You're right. I didn't consider that if the StackSize adds some value that not aligned, it will be not aligned. And then sp will not be aligned.

StephenFan accepted this revision.Mar 19 2021, 6:56 AM
This revision is now accepted and ready to land.Mar 19 2021, 6:56 AM
rogfer01 added inline comments.Mar 22 2021, 1:45 AM
llvm/lib/Target/RISCV/RISCVFrameLowering.cpp
855

Then I think the first form RVFI->setRVVPadding(alignTo(Size, getStackAlign().value()) -Size); would not be correct either because we might set the padding to a smaller value than getStackAlign().

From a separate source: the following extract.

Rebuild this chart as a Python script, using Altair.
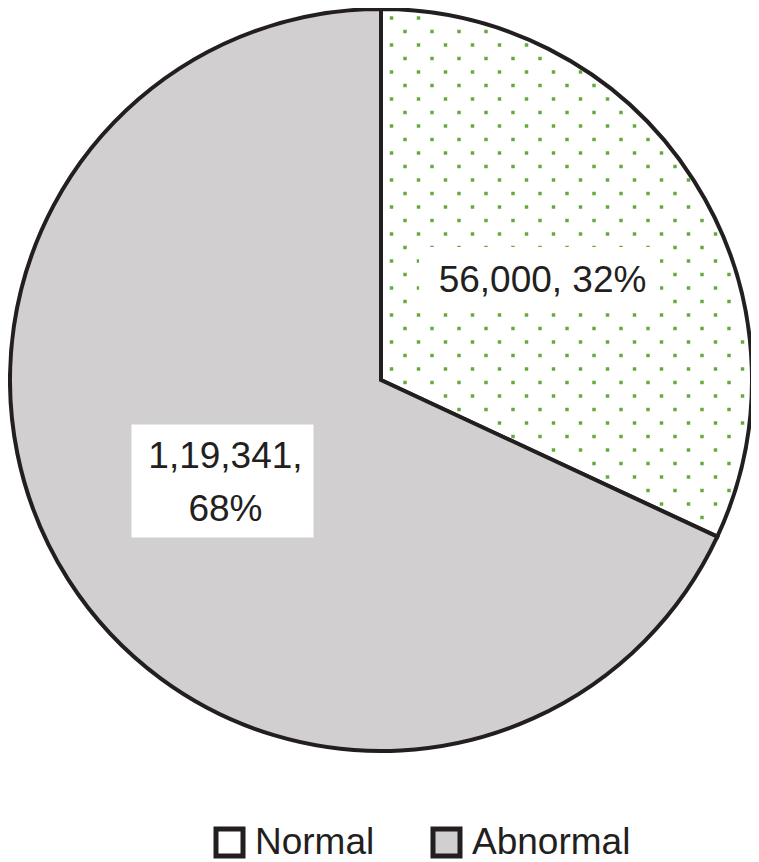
import math
import altair as alt
import pandas as pd

# ---- data ----
categories = ["Normal", "Abnormal"]
counts = [56000, 119341]
labels = ["56,000, 32%", "1,19,341,\n68%"]
order = [0, 1]

# ---- styles ----
fills = ["#ffffff", "#d1cfd0"]
INK = "#231f20"
DOT = "#62aa3c"
FONT = "Liberation Sans"
CX, CY, R = 373, 372, 371   # pie centre / radius in pixels
LR = 188                     # label radius
W, H = 743, 854

df = pd.DataFrame({"category": categories, "count": counts, "label": labels, "order": order})

base = (
    alt.Chart(df)
    .transform_joinaggregate(total="sum(count)")
    .transform_window(cum="sum(count)", sort=[alt.SortField("order")], frame=[None, 0])
    .transform_calculate(a0="2*PI*(datum.cum - datum.count)/datum.total")
    .transform_calculate(a1="2*PI*datum.cum/datum.total")
    .transform_calculate(amid="(datum.a0 + datum.a1)/2")
    .transform_calculate(lx=f"{CX} + {LR}*sin(datum.amid)")
    .transform_calculate(ly=f"{CY} - {LR}*cos(datum.amid)")
)

legend = alt.Legend(
    orient="none", legendX=203, legendY=816, direction="horizontal", title=None,
    symbolType="square", symbolSize=729, symbolStrokeColor=INK, symbolStrokeWidth=5,
    symbolOpacity=1, labelFontSize=37, labelFont=FONT, labelColor=INK,
    labelOffset=7, columnPadding=48, padding=0, labelLimit=400,
)

arcs = base.mark_arc(radius=R, stroke=INK, strokeWidth=4, strokeJoin="miter", opacity=1).encode(
    theta=alt.Theta("a0:Q", scale=None),
    theta2="a1:Q",
    x=alt.value(CX),
    y=alt.value(CY),
    color=alt.Color("category:N", scale=alt.Scale(domain=categories, range=fills), legend=legend),
)

# dotted fill pattern for the first slice
N = 29
M = 2 * N + 1
frac = counts[0] / sum(counts)
aend = 2 * math.pi * frac
ca, sa = math.cos(aend), math.sin(aend)
dots = (
    alt.Chart(alt.sequence(0, M * M, as_="k"))
    .transform_calculate(i=f"floor(datum.k / {M}) - {N}")
    .transform_calculate(j=f"datum.k % {M} - {N}")
    .transform_calculate(dx="10.5 + 13.5*datum.i")
    .transform_calculate(dy="2.5 + 13.5*datum.j")
    .transform_calculate(ang="(atan2(datum.dx, -datum.dy) + 2*PI) % (2*PI)")
    .transform_calculate(rr="sqrt(datum.dx*datum.dx + datum.dy*datum.dy)")
    .transform_calculate(px=f"{CX} + datum.dx", py=f"{CY} + datum.dy")
    .transform_filter(
        f"abs(datum.i + datum.j) % 2 == 1 && datum.rr < {R - 4} && datum.dx > 4 "
        f"&& datum.ang < {aend} && abs(datum.dx*{-ca} - datum.dy*{sa}) > 4"
    )
    .mark_square(size=12, color=DOT, opacity=1, filled=True)
    .encode(x=alt.X("px:Q", scale=None, axis=None), y=alt.Y("py:Q", scale=None, axis=None))
)

def box(idx, w, h):
    r = h / w
    return (
        base.transform_filter(alt.datum.order == idx)
        .mark_point(shape=f"M-1,-{r:.4f}H1V{r:.4f}H-1Z", size=w * w, filled=True,
                    fill="white", opacity=1, strokeWidth=0)
        .encode(x=alt.X("lx:Q", scale=None, axis=None), y=alt.Y("ly:Q", scale=None, axis=None))
    )

box1 = box(0, 241, 64)
box2 = box(1, 182, 113)

def label(idx, dy):
    return base.transform_filter(alt.datum.order == idx).mark_text(
        fontSize=37, font=FONT, color=INK, lineBreak="\n", lineHeight=53,
        align="center", baseline="middle", dx=3, dy=dy,
    ).encode(
        x=alt.X("lx:Q", scale=None, axis=None),
        y=alt.Y("ly:Q", scale=None, axis=None),
        text="label:N",
    )

text1 = label(0, 2)
text2 = label(1, -24)

chart = (
    alt.layer(arcs, dots, box1, box2, text1, text2)
    .properties(width=W, height=H, autosize=alt.AutoSizeParams(type="none"), padding=0,
                background="white")
    .configure_view(stroke=None)
)

chart.save("out.html", embed_options={"renderer": "svg", "actions": False})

I'll add a clarifying comment here.

rogfer01 updated this revision to Diff 332358.Mar 22 2021, 10:41 AM

ChangeLog:

  • Add comment explaining why we add the alignment of the stack as RVV padding when CSR are not aligned to 8 bytes.
rogfer01 retitled this revision from [RISCV][WIP] Fix offset computation for RVV to [RISCV] Fix offset computation for RVV.Mar 23 2021, 8:39 AM

I have internally validated that the last change (Diff 331637, not Diff 332358 that only adds a comment) is equivalent to the previous change (Diff 331546).

If no objections arise in the next days (and after I have addressed one comment in D98801) I'll land this.

rogfer01 updated this revision to Diff 333907.Mar 29 2021, 9:30 AM

ChangeLog:

  • Rebase
This revision was landed with ongoing or failed builds.Mar 29 2021, 10:04 AM
This revision was automatically updated to reflect the committed changes.